** start DATA ROWS **
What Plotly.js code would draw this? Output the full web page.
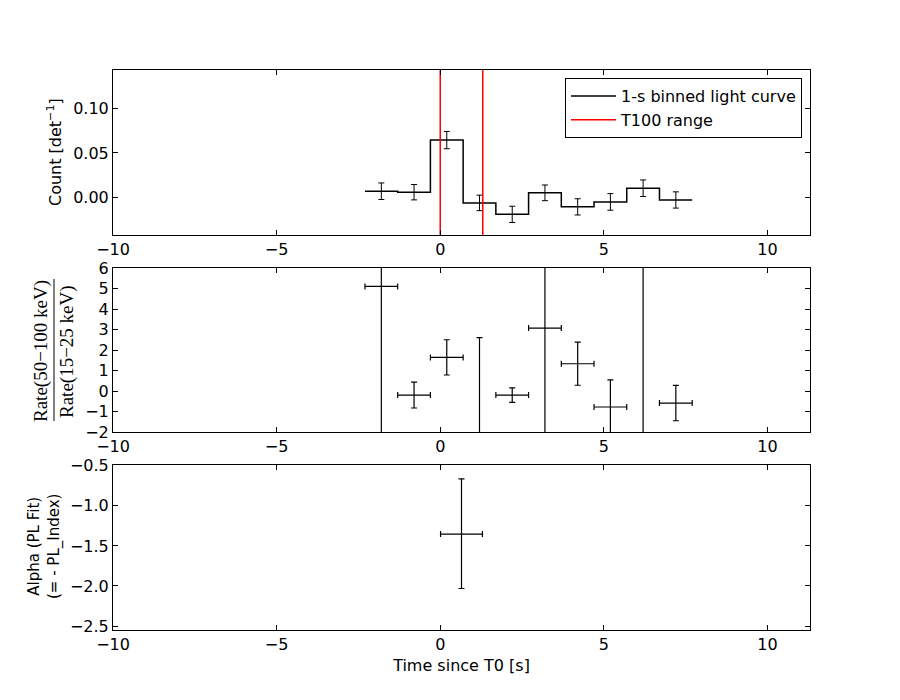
<!DOCTYPE html>
<html>
<head>
<meta charset="utf-8">
<script src="https://cdn.plot.ly/plotly-3.0.1.min.js"></script>
<style>html,body{margin:0;padding:0;background:#fff;}#chart{width:900px;height:700px;}</style>
</head>
<body>
<div id="chart"></div>
<script>
// ---- data ----
const binEdges = [-2.3, -1.3, -0.3, 0.7, 1.7, 2.7, 3.7, 4.7, 5.7, 6.7, 7.7];
const binCenters = [-1.8, -0.8, 0.2, 1.2, 2.2, 3.2, 4.2, 5.2, 6.2, 7.2];
const counts = [0.0066, 0.0055, 0.0646, -0.0066, -0.0196, 0.0048, -0.0111, -0.0055, 0.0100, -0.0033];
const countErr = [0.0094, 0.0087, 0.0098, 0.0088, 0.0092, 0.0089, 0.0092, 0.0094, 0.0094, 0.0092];
const t100 = [0.0, 1.3];
const ratio = [5.1, -0.2, 1.64, -2.6, -0.2, 3.07, 1.33, -0.78, 7.5, -0.59];
const ratioErr = [9.0, 0.63, 0.86, 5.2, 0.35, 8.0, 1.05, 1.32, 12.0, 0.86];
const ratioXErr = [0.5, 0.5, 0.5, 0.5, 0.5, 0.5, 0.5, 0.5, 0.5, 0.5];
const alphaT = [0.65];
const alphaVal = [-1.352];
const alphaErrPlus = [0.69];
const alphaErrMinus = [0.68];
const alphaXErr = [0.64];
const xRange = [-10, 11.3];
const y1Range = [-0.043, 0.144];
const y2Range = [-2, 6];
const y3Range = [-2.55, -0.49];

// ---- traces ----
const stepY = counts.concat([counts[counts.length - 1]]);
const font = {family: 'DejaVu Sans', size: 16, color: '#000'};
const traces = [
  {x: binEdges, y: stepY, mode: 'lines', line: {shape: 'hv', color: '#000', width: 1.5},
   name: '1-s binned light curve', xaxis: 'x', yaxis: 'y'},
  {x: binCenters, y: counts, mode: 'markers', marker: {size: 1, color: '#000', opacity: 0},
   error_y: {type: 'data', array: countErr, color: '#000', thickness: 1, width: 3},
   showlegend: false, hoverinfo: 'skip', xaxis: 'x', yaxis: 'y'},
  {x: [t100[0], t100[0], null, t100[1], t100[1]],
   y: [y1Range[0], y1Range[1], null, y1Range[0], y1Range[1]],
   mode: 'lines', line: {color: '#ff0000', width: 1.5}, name: 'T100 range', xaxis: 'x', yaxis: 'y'},
  {x: binCenters, y: ratio, mode: 'markers', marker: {size: 1, color: '#000', opacity: 0},
   error_y: {type: 'data', array: ratioErr, color: '#000', thickness: 1.2, width: 3},
   error_x: {type: 'data', array: ratioXErr, color: '#000', thickness: 1.2, width: 3},
   showlegend: false, hoverinfo: 'skip', xaxis: 'x2', yaxis: 'y2'},
  {x: alphaT, y: alphaVal, mode: 'markers', marker: {size: 1, color: '#000', opacity: 0},
   error_y: {type: 'data', symmetric: false, array: alphaErrPlus, arrayminus: alphaErrMinus, color: '#000', thickness: 1.2, width: 3},
   error_x: {type: 'data', array: alphaXErr, color: '#000', thickness: 1.2, width: 3},
   showlegend: false, hoverinfo: 'skip', xaxis: 'x3', yaxis: 'y3'}
];

function xa(anchor) {
  return {domain: [113/900, 810/900], range: xRange, anchor: anchor, showgrid: false, zeroline: false,
    showline: true, linecolor: '#000', linewidth: 1, mirror: 'allticks', ticks: 'inside', ticklen: 5,
    tickcolor: '#000', tickvals: [-10, -5, 0, 5, 10], tickfont: font};
}
function ya(anchor, dom, rng, tv, fmt) {
  return {domain: dom, range: rng, anchor: anchor, showgrid: false, zeroline: false,
    showline: true, linecolor: '#000', linewidth: 1, mirror: 'allticks', ticks: 'inside', ticklen: 5,
    tickcolor: '#000', tickvals: tv, tickformat: fmt, tickfont: font};
}

const layout = {
  width: 900, height: 700, margin: {l: 0, r: 0, t: 0, b: 0},
  paper_bgcolor: '#fff', plot_bgcolor: '#fff', font: font,
  showlegend: true,
  legend: {x: 802/900, y: 1 - 78/700, xanchor: 'right', yanchor: 'top', bgcolor: '#fff',
    bordercolor: '#000', borderwidth: 1, itemwidth: 45, tracegroupgap: 0,
    font: {family: 'DejaVu Sans', size: 16, color: '#000'}},
  xaxis: xa('y'), xaxis2: xa('y2'), xaxis3: Object.assign(xa('y3'), {title: {text: 'Time since T0 [s]', font: {family: 'DejaVu Sans', size: 16}, standoff: 6}}),
  yaxis: ya('x', [1 - 235/700, 1 - 70/700], y1Range, [0, 0.05, 0.10], '.2f'),
  yaxis2: ya('x2', [1 - 432/700, 1 - 268/700], y2Range, [-2, -1, 0, 1, 2, 3, 4, 5, 6], 'd'),
  yaxis3: ya('x3', [1 - 630/700, 1 - 465/700], y3Range, [-2.5, -2.0, -1.5, -1.0, -0.5], '.1f'),
  annotations: [
    {xref: 'paper', yref: 'paper', x: 55/900, y: 1 - 152/700, text: 'Count [det<sup>−1</sup>]', textangle: -90,
     showarrow: false, font: {family: 'DejaVu Sans', size: 16}, xanchor: 'center', yanchor: 'middle'},
    {xref: 'paper', yref: 'paper', x: 41/900, y: 1 - 351/700, text: 'Rate(50−100 keV)', textangle: -90,
     showarrow: false, font: {family: 'Liberation Serif', size: 19}, xanchor: 'center', yanchor: 'middle'},
    {xref: 'paper', yref: 'paper', x: 67/900, y: 1 - 352/700, text: 'Rate(15−25 keV)', textangle: -90,
     showarrow: false, font: {family: 'Liberation Serif', size: 19}, xanchor: 'center', yanchor: 'middle'},
    {xref: 'paper', yref: 'paper', x: 44/900, y: 1 - 547/700, text: 'Alpha (PL Fit)<br>(= - PL_Index)', textangle: -90,
     showarrow: false, font: {family: 'DejaVu Sans', size: 15}, xanchor: 'center', yanchor: 'middle'}
  ],
  shapes: [
    {type: 'line', xref: 'paper', yref: 'paper', x0: 54/900, x1: 54/900, y0: 1 - 279/700, y1: 1 - 421/700,
     line: {color: '#000', width: 1}}
  ]
};

Plotly.newPlot('chart', traces, layout, {displayModeBar: false, staticPlot: true});
</script>
</body>
</html>
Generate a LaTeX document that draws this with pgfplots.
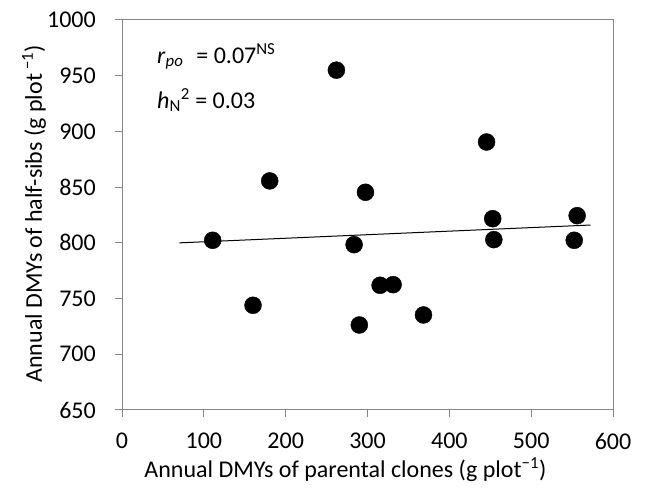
\documentclass[border=0pt]{standalone}
\usepackage{fontspec}
\setmainfont{Carlito}
\usepackage{pgfplots}
\pgfplotsset{compat=1.18}
\definecolor{axisgray}{RGB}{134,134,134}

% Annual dry matter yields: parental clone (x) vs. half-sib progeny (y)
\pgfplotstableread{
x      y
110.8  802.3
160.1  744.0
180.5  855.6
262.0  955.0
283.6  798.4
290.0  726.3
297.5  845.4
315.4  761.9
331.3  762.5
368.4  735.3
445.5  890.5
453.0  821.7
454.4  802.9
552.6  802.3
556.2  824.4
}\dmydata

\newcommand{\chartfont}{\fontsize{24bp}{29bp}\selectfont}

\begin{document}
\chartfont
\begin{tikzpicture}
\useasboundingbox (0,0) rectangle (645bp,490bp);
\begin{axis}[
  at={(122bp,80bp)}, anchor=south west,
  scale only axis, width=491bp, height=390bp,
  xmin=0, xmax=600, ymin=650, ymax=1000,
  xtick={0,100,...,600}, ytick={650,700,...,1000},
  tick align=outside, xtick pos=bottom, ytick pos=left,
  major tick length=7bp,
  axis line style={axisgray, line width=1bp},
  tick style={axisgray, line width=1bp},
  /pgf/number format/assume math mode=true,
  /pgf/number format/1000 sep={},
  tick label style={font=\chartfont, black},
  xticklabel style={yshift=-8bp},
  yticklabel style={xshift=-11bp},
  label style={font=\chartfont},
  xlabel={Annual DMYs of parental clones (g plot\textsuperscript{−1})},
  ylabel={Annual DMYs of half-sibs (g plot\,\textsuperscript{−1})},
  xlabel style={at={(axis description cs:0.455,-0.172)}, anchor=base},
  ylabel style={at={(axis description cs:-0.179,0.503)}, anchor=center},
  clip=false,
]
\addplot[only marks, mark=*, mark size=8.5bp, black] table[x=x, y=y] {\dmydata};
\addplot[black, line width=1bp] coordinates {(70,800) (572.5,816)};
\node[anchor=base west, inner sep=0pt] at (axis cs:42.8,961.4)
  {\textit{r}\textsubscript{\textit{po}}\hspace{13bp}= 0.07\textsuperscript{NS}};
\node[anchor=base west, inner sep=0pt] at (axis cs:42.8,921)
  {\textit{h}\textsubscript{N}\textsuperscript{2} = 0.03};
\end{axis}
\end{tikzpicture}
\end{document}
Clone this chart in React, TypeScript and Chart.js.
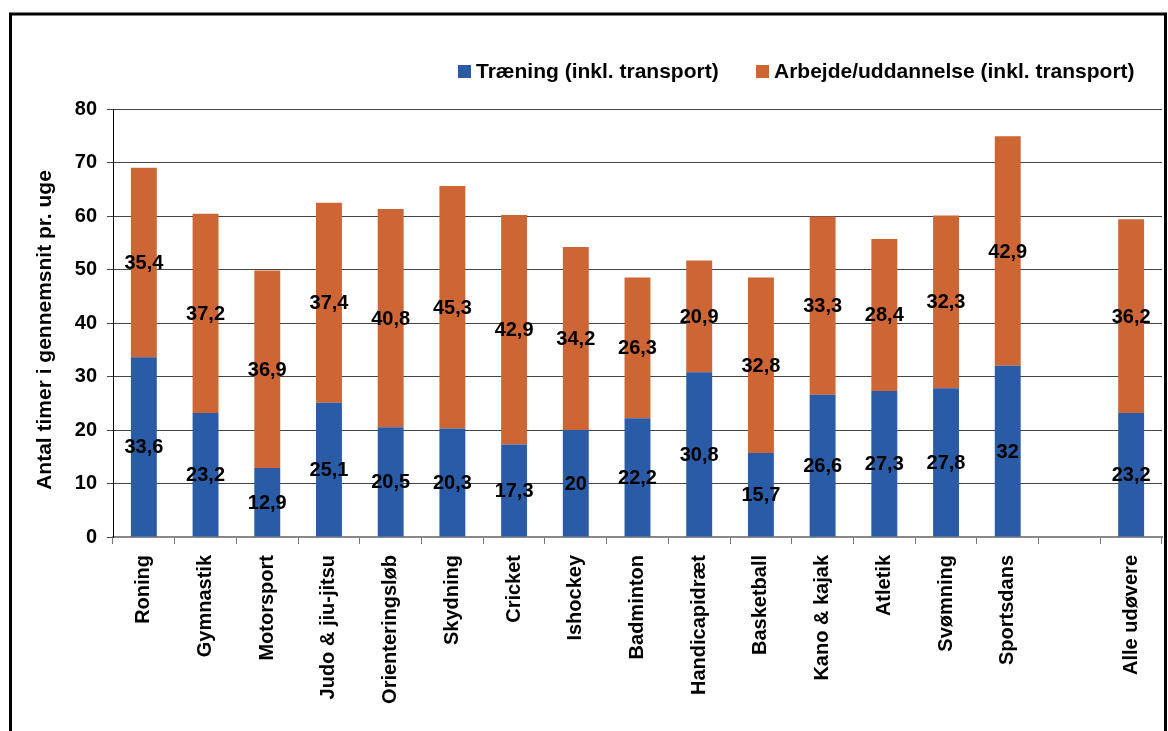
** end DATA ROWS **
● PROBLEM TO WORK ON
Isolate each line of the listing above that includes "this". Copy it.

● ANSWER TO THE TASK
What Plotly.js code would draw this? Output the full web page.
Generate a LaTeX document that draws this with pgfplots.
Clone this chart in React, TypeScript and Chart.js.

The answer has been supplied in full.